During these last few months, I am sure that we have all marveled at the beautiful pictures delivered by the James Webb Space Telescope of distant galaxies, of molecular clouds in interstellar space and of some of our local planets. The James Webb Space Telescope is, however, so much more than an expensive paintbrush.

I think it is fair to say that we right now stand on the threshold of the James Webb Space Telescope era in astronomy, astrophysics and astrochemistry. The unrivalled spatial and spectral resolution of Webb holds the potential to observe the earliest galaxies, to allow us to witness the formation of new stars and planetary systems, and to reveal signatures of life in the atmosphere of planets around foreign stars.

While the rest of us are standing on the threshold to the James Webb Space Telescope era, Ewine van Dishoeck has already stepped through the door. Along with her collaborators, she is among the first to report the detection, with Webb, of the spectral fingerprints of complex molecules frozen out in ices on nanoscale dust grains around a forming star. Such observations may allow us to understand the complex processes involved in star and planet formation, and to determine whether the molecular building blocks of life can form in interstellar space, even before the formation of stars and planets.

Ewine van Dishoeck has played a key role in shaping the future of astrophysics and astrochemistry research in the decades to come. She has done this through her involvement with the development of the mid-infrared instrument – MIRI – on the James Webb Space Telescope, through her patronage of the Atacama Large Millimeter/sub-millimeter Array and through a relentless pushing of the-state-of-the-art in laboratory astrochemistry and in molecular astrophysics modelling. However, her influence on the future of astrochemistry is not limited to scientific breakthroughs, hardware and new methodologies. Maybe the most important mark that she has placed on the future of research in the field is via the many PhD students, post docs and collaborators that she has interacted with and whose research trajectories she has helped shape over the years.

Ewine van Dishoeck is Professor of Molecular Astrophysics at Leiden University and External Scientific Member of the Max-Planck Institut für Extraterrestrische Physik in Garching. Until this summer she was the President of the International Astronomical Union, representing 10,000 astronomers from close to 100 different countries. Ewine van Dishoeck has strong ties to Danish research with collaborators at Århus University, Copenhagen University and the Technical University of Denmark.

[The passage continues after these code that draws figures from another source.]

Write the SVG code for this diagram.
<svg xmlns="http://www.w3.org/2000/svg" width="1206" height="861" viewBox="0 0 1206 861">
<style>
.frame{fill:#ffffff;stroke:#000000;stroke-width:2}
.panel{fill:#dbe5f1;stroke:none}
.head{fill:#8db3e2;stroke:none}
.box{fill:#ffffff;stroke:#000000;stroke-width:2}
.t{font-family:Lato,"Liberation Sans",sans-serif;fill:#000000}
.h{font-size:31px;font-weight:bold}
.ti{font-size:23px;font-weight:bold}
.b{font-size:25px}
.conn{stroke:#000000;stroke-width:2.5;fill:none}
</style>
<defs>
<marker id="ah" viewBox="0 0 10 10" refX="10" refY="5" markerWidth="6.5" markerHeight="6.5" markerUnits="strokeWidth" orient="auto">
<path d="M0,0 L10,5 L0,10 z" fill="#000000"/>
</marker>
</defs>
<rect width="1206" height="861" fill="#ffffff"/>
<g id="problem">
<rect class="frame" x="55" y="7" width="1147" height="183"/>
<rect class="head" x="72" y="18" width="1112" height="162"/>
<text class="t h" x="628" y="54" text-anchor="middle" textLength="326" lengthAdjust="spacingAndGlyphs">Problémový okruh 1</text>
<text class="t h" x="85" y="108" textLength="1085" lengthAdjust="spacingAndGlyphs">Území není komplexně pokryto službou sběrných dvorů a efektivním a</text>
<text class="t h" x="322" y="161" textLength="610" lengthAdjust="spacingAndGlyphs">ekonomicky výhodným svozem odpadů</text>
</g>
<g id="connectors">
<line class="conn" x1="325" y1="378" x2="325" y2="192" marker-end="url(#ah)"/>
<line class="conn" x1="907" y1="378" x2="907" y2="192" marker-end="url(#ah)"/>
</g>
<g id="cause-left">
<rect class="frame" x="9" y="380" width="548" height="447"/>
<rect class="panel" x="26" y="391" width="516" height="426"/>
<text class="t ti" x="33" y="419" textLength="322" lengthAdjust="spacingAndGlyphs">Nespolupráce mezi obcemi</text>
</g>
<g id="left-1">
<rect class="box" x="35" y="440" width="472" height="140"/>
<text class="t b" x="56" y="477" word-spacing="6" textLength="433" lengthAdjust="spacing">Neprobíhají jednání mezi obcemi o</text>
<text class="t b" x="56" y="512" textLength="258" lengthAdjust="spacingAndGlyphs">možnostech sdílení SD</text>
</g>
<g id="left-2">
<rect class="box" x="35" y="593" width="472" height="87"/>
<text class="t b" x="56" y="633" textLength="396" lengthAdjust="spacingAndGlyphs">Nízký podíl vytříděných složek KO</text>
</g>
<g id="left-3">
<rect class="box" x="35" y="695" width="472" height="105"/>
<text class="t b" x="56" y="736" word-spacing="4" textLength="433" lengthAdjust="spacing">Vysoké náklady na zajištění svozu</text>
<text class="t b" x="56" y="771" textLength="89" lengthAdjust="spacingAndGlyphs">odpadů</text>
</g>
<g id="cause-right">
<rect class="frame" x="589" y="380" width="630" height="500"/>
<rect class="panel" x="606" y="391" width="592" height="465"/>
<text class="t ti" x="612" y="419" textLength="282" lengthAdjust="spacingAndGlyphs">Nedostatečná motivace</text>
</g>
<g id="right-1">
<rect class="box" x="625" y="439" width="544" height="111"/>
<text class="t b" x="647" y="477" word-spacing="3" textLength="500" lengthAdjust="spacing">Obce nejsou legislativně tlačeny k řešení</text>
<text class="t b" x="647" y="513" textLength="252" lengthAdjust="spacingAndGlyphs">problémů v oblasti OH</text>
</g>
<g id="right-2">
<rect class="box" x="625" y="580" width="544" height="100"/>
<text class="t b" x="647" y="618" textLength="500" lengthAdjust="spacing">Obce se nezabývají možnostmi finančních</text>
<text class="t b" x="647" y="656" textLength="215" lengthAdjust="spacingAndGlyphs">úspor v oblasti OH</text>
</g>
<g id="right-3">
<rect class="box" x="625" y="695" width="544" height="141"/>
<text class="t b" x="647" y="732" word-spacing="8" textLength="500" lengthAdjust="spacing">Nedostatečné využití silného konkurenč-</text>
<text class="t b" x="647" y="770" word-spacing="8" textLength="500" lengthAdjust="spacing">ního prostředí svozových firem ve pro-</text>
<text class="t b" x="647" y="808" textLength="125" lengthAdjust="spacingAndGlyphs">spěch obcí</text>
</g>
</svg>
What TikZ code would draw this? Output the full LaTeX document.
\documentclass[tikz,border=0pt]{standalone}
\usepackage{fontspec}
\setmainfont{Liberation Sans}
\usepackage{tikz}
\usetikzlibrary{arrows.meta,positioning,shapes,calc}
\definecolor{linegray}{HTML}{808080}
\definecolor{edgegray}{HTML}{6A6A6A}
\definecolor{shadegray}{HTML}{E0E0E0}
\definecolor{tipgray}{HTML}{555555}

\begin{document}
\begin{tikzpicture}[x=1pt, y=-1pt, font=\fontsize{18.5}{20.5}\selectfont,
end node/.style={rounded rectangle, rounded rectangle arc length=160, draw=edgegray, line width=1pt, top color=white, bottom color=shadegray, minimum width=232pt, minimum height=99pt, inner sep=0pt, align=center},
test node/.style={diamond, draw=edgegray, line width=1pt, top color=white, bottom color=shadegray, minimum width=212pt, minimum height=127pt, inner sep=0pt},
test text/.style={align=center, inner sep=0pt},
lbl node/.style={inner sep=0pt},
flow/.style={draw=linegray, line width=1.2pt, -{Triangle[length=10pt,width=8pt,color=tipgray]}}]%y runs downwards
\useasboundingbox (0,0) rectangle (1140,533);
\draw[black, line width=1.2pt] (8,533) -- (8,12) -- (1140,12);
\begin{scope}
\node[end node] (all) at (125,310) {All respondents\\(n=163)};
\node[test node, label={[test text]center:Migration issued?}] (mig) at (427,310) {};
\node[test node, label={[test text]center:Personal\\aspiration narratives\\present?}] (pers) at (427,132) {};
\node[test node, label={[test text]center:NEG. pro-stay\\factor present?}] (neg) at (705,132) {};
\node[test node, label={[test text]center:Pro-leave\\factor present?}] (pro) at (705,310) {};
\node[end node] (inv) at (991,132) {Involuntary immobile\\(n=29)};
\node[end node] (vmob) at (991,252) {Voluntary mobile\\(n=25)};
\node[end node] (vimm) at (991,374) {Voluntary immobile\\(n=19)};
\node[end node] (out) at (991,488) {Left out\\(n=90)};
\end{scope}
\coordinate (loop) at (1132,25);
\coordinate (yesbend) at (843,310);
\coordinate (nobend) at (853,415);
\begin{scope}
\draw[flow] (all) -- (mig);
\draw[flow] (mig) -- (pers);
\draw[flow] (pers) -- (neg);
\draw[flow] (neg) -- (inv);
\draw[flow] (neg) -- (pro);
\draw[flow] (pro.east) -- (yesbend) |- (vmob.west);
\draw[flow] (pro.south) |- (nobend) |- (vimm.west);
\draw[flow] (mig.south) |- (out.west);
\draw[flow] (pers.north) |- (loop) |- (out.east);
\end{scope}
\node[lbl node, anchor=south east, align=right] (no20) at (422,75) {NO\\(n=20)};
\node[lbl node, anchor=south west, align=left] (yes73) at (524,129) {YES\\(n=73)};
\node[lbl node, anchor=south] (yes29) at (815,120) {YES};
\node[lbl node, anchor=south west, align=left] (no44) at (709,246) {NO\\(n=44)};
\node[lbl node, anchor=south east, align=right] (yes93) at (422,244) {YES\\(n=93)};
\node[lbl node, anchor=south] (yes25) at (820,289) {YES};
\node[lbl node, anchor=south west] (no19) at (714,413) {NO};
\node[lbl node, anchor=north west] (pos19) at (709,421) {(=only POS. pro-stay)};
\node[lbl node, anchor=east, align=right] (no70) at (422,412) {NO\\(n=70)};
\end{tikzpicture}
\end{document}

The Niels Bohr International Gold Medal committee finds that Ewine van Dishoeck’s work represents an important extension of Niels Bohr’s seminal work on the atomic model to modern day astrophysics. Ewine van Dishoeck’s work is based on the detection of atoms and molecules in interstellar space via their spectral signatures, and is aimed at elucidating how the microscopic atomic and molecular world impacts the macroscopic structures of stars, planets and galaxies. The scientific quality and the implications of this research for our understanding of the universe and our origins make Ewine van Dishoeck an excellent choice for the Niels Bohr International Gold Medal 2022.